▶ _WORK TO COMPLETE_
Copy exactly the lines from the start of the material through the line with "8.23, 8.35, 8.35]". Pictures stay out of the copy.

## START

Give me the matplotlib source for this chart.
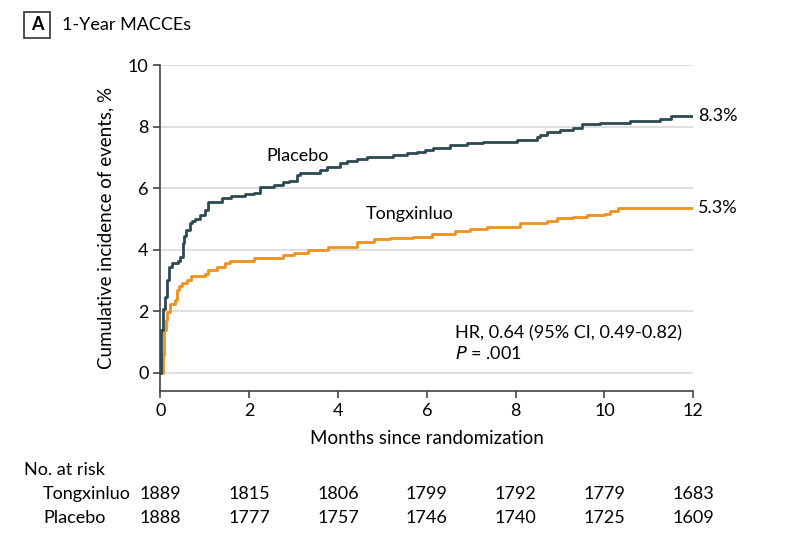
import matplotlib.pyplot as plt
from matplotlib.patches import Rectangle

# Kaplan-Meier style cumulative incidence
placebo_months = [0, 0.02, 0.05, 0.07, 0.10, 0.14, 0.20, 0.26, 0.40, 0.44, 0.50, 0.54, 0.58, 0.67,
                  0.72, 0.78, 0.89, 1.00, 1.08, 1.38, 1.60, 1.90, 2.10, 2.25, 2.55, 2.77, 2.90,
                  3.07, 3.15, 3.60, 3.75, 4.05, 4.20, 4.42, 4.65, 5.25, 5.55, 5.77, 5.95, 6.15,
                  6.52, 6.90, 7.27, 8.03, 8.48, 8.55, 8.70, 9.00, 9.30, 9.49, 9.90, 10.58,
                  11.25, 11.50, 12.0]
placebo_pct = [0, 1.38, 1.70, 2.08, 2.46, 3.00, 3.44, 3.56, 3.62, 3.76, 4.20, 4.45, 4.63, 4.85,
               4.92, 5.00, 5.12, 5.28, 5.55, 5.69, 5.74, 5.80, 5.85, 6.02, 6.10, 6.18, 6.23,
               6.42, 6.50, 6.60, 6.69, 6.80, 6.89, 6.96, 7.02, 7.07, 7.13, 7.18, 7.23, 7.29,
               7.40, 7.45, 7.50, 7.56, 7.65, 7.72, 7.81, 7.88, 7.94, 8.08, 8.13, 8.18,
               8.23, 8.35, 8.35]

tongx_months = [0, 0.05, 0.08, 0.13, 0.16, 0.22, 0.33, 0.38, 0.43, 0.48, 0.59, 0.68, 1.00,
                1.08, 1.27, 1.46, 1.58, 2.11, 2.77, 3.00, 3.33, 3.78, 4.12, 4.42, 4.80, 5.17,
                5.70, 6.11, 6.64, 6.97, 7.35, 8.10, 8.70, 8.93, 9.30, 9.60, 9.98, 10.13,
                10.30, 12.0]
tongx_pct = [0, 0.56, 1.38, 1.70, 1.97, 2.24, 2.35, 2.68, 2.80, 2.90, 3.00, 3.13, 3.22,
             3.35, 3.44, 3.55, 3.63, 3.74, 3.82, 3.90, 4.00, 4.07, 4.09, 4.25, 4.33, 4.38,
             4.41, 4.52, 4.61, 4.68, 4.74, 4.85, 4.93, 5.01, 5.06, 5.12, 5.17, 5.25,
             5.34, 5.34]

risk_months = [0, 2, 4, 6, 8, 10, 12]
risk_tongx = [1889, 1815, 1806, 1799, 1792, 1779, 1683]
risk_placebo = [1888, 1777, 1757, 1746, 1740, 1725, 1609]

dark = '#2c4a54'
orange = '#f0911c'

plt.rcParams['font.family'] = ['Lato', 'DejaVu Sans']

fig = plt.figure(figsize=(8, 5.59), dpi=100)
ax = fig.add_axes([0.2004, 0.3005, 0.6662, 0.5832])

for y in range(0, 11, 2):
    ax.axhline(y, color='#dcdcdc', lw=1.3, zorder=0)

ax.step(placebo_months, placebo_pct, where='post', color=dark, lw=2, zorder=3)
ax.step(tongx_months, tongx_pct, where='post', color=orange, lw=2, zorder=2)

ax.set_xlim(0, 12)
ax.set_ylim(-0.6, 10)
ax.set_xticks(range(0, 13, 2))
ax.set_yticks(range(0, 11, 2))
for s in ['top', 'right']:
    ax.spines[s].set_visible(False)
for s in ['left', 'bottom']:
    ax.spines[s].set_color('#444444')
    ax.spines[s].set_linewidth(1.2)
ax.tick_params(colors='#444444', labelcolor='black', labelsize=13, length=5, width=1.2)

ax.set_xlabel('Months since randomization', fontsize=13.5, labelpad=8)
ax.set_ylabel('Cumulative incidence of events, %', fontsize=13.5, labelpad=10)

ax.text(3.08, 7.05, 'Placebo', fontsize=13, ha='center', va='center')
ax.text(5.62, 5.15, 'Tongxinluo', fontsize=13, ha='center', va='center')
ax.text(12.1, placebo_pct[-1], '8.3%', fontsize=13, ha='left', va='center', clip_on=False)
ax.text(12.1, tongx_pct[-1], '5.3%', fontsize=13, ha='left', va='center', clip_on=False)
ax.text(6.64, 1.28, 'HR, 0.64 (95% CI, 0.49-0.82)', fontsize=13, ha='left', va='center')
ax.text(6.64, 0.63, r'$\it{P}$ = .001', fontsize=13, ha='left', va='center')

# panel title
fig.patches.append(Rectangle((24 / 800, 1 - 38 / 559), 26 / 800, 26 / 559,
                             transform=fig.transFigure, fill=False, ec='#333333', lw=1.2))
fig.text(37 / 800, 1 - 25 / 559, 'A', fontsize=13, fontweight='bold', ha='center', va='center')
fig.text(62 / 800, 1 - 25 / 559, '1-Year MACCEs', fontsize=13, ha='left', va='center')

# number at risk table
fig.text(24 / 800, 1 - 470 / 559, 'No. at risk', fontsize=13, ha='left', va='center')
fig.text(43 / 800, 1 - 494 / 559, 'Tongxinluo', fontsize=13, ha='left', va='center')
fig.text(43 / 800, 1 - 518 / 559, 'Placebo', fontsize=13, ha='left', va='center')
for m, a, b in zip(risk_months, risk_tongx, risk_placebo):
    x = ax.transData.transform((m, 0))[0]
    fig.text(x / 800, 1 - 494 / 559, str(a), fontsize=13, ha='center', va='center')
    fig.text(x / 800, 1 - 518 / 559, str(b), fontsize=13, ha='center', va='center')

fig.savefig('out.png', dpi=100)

## END

▶ _FULL RESPONSE_
Give me the matplotlib source for this chart.
import matplotlib.pyplot as plt
from matplotlib.patches import Rectangle

# Kaplan-Meier style cumulative incidence
placebo_months = [0, 0.02, 0.05, 0.07, 0.10, 0.14, 0.20, 0.26, 0.40, 0.44, 0.50, 0.54, 0.58, 0.67,
                  0.72, 0.78, 0.89, 1.00, 1.08, 1.38, 1.60, 1.90, 2.10, 2.25, 2.55, 2.77, 2.90,
                  3.07, 3.15, 3.60, 3.75, 4.05, 4.20, 4.42, 4.65, 5.25, 5.55, 5.77, 5.95, 6.15,
                  6.52, 6.90, 7.27, 8.03, 8.48, 8.55, 8.70, 9.00, 9.30, 9.49, 9.90, 10.58,
                  11.25, 11.50, 12.0]
placebo_pct = [0, 1.38, 1.70, 2.08, 2.46, 3.00, 3.44, 3.56, 3.62, 3.76, 4.20, 4.45, 4.63, 4.85,
               4.92, 5.00, 5.12, 5.28, 5.55, 5.69, 5.74, 5.80, 5.85, 6.02, 6.10, 6.18, 6.23,
               6.42, 6.50, 6.60, 6.69, 6.80, 6.89, 6.96, 7.02, 7.07, 7.13, 7.18, 7.23, 7.29,
               7.40, 7.45, 7.50, 7.56, 7.65, 7.72, 7.81, 7.88, 7.94, 8.08, 8.13, 8.18,
               8.23, 8.35, 8.35]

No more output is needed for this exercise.